- _INSTRUCTIONS FOR THE TASK_
Restate the data below word for word. Skip any images it contains.

- _MATERIAL_

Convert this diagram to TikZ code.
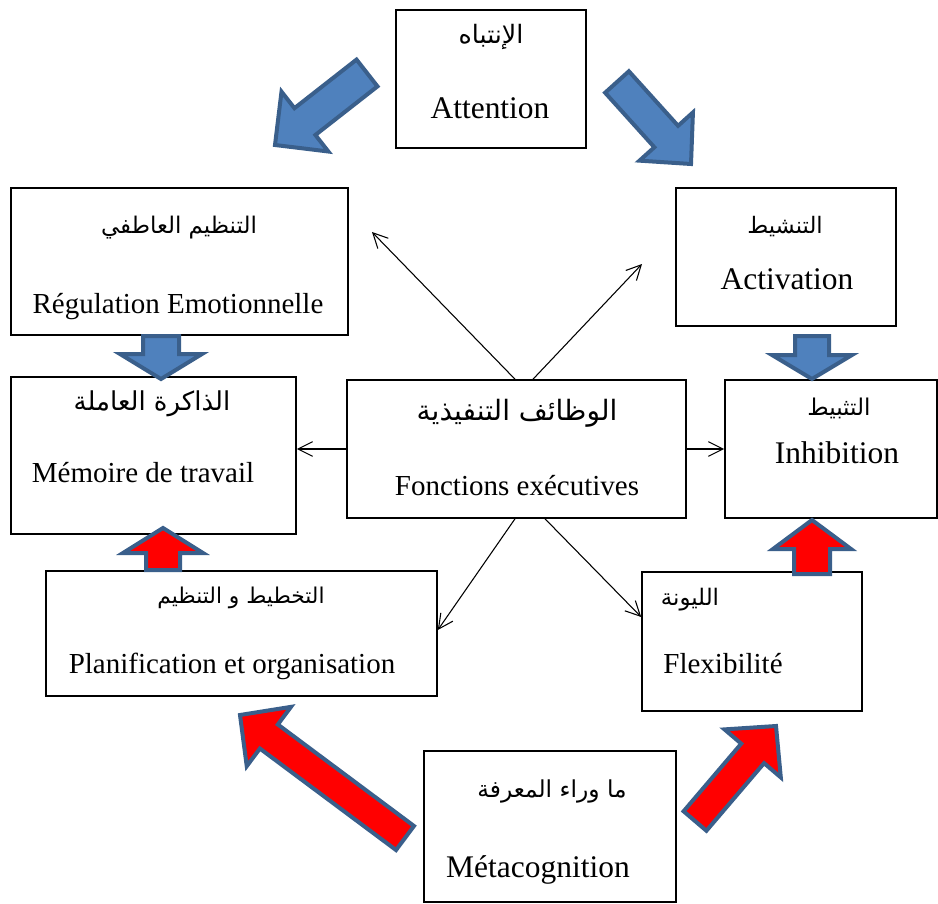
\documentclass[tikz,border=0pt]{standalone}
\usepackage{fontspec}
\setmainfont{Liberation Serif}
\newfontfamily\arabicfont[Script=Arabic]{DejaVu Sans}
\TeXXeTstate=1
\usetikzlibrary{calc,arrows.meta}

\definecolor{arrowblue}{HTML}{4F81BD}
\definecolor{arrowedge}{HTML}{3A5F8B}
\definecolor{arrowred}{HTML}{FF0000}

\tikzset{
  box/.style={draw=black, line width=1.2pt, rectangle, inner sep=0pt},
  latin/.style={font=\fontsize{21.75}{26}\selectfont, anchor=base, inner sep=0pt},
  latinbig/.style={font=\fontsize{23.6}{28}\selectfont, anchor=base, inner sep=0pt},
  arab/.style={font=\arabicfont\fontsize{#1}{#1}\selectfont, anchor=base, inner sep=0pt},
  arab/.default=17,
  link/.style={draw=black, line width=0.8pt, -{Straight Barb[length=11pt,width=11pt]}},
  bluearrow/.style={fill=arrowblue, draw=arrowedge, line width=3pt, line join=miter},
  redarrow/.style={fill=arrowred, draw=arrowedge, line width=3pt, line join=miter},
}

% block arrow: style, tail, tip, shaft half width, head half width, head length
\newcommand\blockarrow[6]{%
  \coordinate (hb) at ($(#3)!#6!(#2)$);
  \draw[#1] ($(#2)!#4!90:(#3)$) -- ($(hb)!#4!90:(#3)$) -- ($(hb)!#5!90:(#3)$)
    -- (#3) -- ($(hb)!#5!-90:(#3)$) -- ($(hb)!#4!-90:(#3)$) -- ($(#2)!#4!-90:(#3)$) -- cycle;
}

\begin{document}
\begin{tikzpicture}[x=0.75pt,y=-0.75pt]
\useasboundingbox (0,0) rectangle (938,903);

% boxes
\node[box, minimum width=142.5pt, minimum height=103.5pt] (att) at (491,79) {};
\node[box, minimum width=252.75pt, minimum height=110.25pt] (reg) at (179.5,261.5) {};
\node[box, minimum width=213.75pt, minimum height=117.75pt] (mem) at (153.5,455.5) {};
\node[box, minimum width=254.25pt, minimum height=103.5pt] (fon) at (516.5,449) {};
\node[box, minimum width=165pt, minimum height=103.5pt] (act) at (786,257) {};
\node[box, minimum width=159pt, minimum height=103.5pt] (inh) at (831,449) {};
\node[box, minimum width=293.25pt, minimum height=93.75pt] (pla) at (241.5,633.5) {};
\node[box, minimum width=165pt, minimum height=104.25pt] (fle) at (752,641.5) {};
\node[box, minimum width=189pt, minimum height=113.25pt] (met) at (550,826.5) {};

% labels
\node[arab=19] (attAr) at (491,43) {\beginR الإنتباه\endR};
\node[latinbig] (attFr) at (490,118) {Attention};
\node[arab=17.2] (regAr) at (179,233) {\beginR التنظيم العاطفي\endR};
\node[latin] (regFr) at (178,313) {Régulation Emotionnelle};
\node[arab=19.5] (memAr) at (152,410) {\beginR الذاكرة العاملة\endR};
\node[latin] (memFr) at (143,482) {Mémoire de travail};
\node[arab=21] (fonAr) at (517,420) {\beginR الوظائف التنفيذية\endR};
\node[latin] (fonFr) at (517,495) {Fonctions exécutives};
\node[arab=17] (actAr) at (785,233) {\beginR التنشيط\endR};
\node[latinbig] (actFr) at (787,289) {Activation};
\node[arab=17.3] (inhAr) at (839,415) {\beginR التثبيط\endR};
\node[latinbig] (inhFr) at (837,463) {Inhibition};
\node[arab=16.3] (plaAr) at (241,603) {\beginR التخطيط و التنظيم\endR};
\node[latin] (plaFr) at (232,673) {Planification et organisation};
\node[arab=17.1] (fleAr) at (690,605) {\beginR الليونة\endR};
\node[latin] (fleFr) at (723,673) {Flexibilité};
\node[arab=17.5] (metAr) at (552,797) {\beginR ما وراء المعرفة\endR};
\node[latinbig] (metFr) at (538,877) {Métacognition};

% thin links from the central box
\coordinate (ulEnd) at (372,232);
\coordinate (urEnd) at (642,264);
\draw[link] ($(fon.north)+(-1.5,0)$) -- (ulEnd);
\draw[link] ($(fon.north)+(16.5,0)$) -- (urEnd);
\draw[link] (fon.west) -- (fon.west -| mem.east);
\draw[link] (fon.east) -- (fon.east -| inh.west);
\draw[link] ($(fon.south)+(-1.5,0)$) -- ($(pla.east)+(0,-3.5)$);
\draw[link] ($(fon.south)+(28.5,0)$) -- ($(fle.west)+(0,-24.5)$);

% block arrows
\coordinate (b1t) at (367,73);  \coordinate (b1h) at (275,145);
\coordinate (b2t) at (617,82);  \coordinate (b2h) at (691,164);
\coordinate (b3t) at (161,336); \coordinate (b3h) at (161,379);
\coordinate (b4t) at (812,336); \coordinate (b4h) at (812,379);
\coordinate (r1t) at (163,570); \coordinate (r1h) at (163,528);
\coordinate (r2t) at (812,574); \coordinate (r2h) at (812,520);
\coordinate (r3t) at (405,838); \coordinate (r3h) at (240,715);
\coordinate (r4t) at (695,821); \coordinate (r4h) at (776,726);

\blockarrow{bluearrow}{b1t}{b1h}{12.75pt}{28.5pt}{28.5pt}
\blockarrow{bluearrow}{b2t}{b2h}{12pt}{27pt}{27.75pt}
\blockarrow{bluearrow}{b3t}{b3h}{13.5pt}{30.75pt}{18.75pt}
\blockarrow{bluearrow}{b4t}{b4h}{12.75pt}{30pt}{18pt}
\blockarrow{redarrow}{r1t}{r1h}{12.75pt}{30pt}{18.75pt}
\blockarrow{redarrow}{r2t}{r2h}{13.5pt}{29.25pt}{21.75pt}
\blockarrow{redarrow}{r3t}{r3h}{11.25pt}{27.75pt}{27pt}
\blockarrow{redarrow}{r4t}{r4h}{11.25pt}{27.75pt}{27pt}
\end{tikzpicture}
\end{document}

- _RESPONSE TO THIS TASK_
Convert this diagram to TikZ code.
\documentclass[tikz,border=0pt]{standalone}
\usepackage{fontspec}
\setmainfont{Liberation Serif}
\newfontfamily\arabicfont[Script=Arabic]{DejaVu Sans}
\TeXXeTstate=1
\usetikzlibrary{calc,arrows.meta}

\definecolor{arrowblue}{HTML}{4F81BD}
\definecolor{arrowedge}{HTML}{3A5F8B}
\definecolor{arrowred}{HTML}{FF0000}

\tikzset{
  box/.style={draw=black, line width=1.2pt, rectangle, inner sep=0pt},
  latin/.style={font=\fontsize{21.75}{26}\selectfont, anchor=base, inner sep=0pt},
  latinbig/.style={font=\fontsize{23.6}{28}\selectfont, anchor=base, inner sep=0pt},
  arab/.style={font=\arabicfont\fontsize{#1}{#1}\selectfont, anchor=base, inner sep=0pt},
  arab/.default=17,
  link/.style={draw=black, line width=0.8pt, -{Straight Barb[length=11pt,width=11pt]}},
  bluearrow/.style={fill=arrowblue, draw=arrowedge, line width=3pt, line join=miter},
  redarrow/.style={fill=arrowred, draw=arrowedge, line width=3pt, line join=miter},
}

% block arrow: style, tail, tip, shaft half width, head half width, head length
\newcommand\blockarrow[6]{%
  \coordinate (hb) at ($(#3)!#6!(#2)$);
  \draw[#1] ($(#2)!#4!90:(#3)$) -- ($(hb)!#4!90:(#3)$) -- ($(hb)!#5!90:(#3)$)
    -- (#3) -- ($(hb)!#5!-90:(#3)$) -- ($(hb)!#4!-90:(#3)$) -- ($(#2)!#4!-90:(#3)$) -- cycle;
}

\begin{document}
\begin{tikzpicture}[x=0.75pt,y=-0.75pt]
\useasboundingbox (0,0) rectangle (938,903);

% boxes
\node[box, minimum width=142.5pt, minimum height=103.5pt] (att) at (491,79) {};
\node[box, minimum width=252.75pt, minimum height=110.25pt] (reg) at (179.5,261.5) {};
\node[box, minimum width=213.75pt, minimum height=117.75pt] (mem) at (153.5,455.5) {};
\node[box, minimum width=254.25pt, minimum height=103.5pt] (fon) at (516.5,449) {};
\node[box, minimum width=165pt, minimum height=103.5pt] (act) at (786,257) {};
\node[box, minimum width=159pt, minimum height=103.5pt] (inh) at (831,449) {};
\node[box, minimum width=293.25pt, minimum height=93.75pt] (pla) at (241.5,633.5) {};
\node[box, minimum width=165pt, minimum height=104.25pt] (fle) at (752,641.5) {};
\node[box, minimum width=189pt, minimum height=113.25pt] (met) at (550,826.5) {};

% labels
\node[arab=19] (attAr) at (491,43) {\beginR الإنتباه\endR};
\node[latinbig] (attFr) at (490,118) {Attention};
\node[arab=17.2] (regAr) at (179,233) {\beginR التنظيم العاطفي\endR};
\node[latin] (regFr) at (178,313) {Régulation Emotionnelle};
\node[arab=19.5] (memAr) at (152,410) {\beginR الذاكرة العاملة\endR};
\node[latin] (memFr) at (143,482) {Mémoire de travail};
\node[arab=21] (fonAr) at (517,420) {\beginR الوظائف التنفيذية\endR};
\node[latin] (fonFr) at (517,495) {Fonctions exécutives};
\node[arab=17] (actAr) at (785,233) {\beginR التنشيط\endR};
\node[latinbig] (actFr) at (787,289) {Activation};
\node[arab=17.3] (inhAr) at (839,415) {\beginR التثبيط\endR};
\node[latinbig] (inhFr) at (837,463) {Inhibition};
\node[arab=16.3] (plaAr) at (241,603) {\beginR التخطيط و التنظيم\endR};
\node[latin] (plaFr) at (232,673) {Planification et organisation};
\node[arab=17.1] (fleAr) at (690,605) {\beginR الليونة\endR};
\node[latin] (fleFr) at (723,673) {Flexibilité};
\node[arab=17.5] (metAr) at (552,797) {\beginR ما وراء المعرفة\endR};
\node[latinbig] (metFr) at (538,877) {Métacognition};

% thin links from the central box
\coordinate (ulEnd) at (372,232);
\coordinate (urEnd) at (642,264);
\draw[link] ($(fon.north)+(-1.5,0)$) -- (ulEnd);
\draw[link] ($(fon.north)+(16.5,0)$) -- (urEnd);
\draw[link] (fon.west) -- (fon.west -| mem.east);
\draw[link] (fon.east) -- (fon.east -| inh.west);
\draw[link] ($(fon.south)+(-1.5,0)$) -- ($(pla.east)+(0,-3.5)$);
\draw[link] ($(fon.south)+(28.5,0)$) -- ($(fle.west)+(0,-24.5)$);

% block arrows
\coordinate (b1t) at (367,73);  \coordinate (b1h) at (275,145);
\coordinate (b2t) at (617,82);  \coordinate (b2h) at (691,164);
\coordinate (b3t) at (161,336); \coordinate (b3h) at (161,379);
\coordinate (b4t) at (812,336); \coordinate (b4h) at (812,379);
\coordinate (r1t) at (163,570); \coordinate (r1h) at (163,528);
\coordinate (r2t) at (812,574); \coordinate (r2h) at (812,520);
\coordinate (r3t) at (405,838); \coordinate (r3h) at (240,715);
\coordinate (r4t) at (695,821); \coordinate (r4h) at (776,726);

\blockarrow{bluearrow}{b1t}{b1h}{12.75pt}{28.5pt}{28.5pt}
\blockarrow{bluearrow}{b2t}{b2h}{12pt}{27pt}{27.75pt}
\blockarrow{bluearrow}{b3t}{b3h}{13.5pt}{30.75pt}{18.75pt}
\blockarrow{bluearrow}{b4t}{b4h}{12.75pt}{30pt}{18pt}
\blockarrow{redarrow}{r1t}{r1h}{12.75pt}{30pt}{18.75pt}
\blockarrow{redarrow}{r2t}{r2h}{13.5pt}{29.25pt}{21.75pt}
\blockarrow{redarrow}{r3t}{r3h}{11.25pt}{27.75pt}{27pt}
\blockarrow{redarrow}{r4t}{r4h}{11.25pt}{27.75pt}{27pt}
\end{tikzpicture}
\end{document}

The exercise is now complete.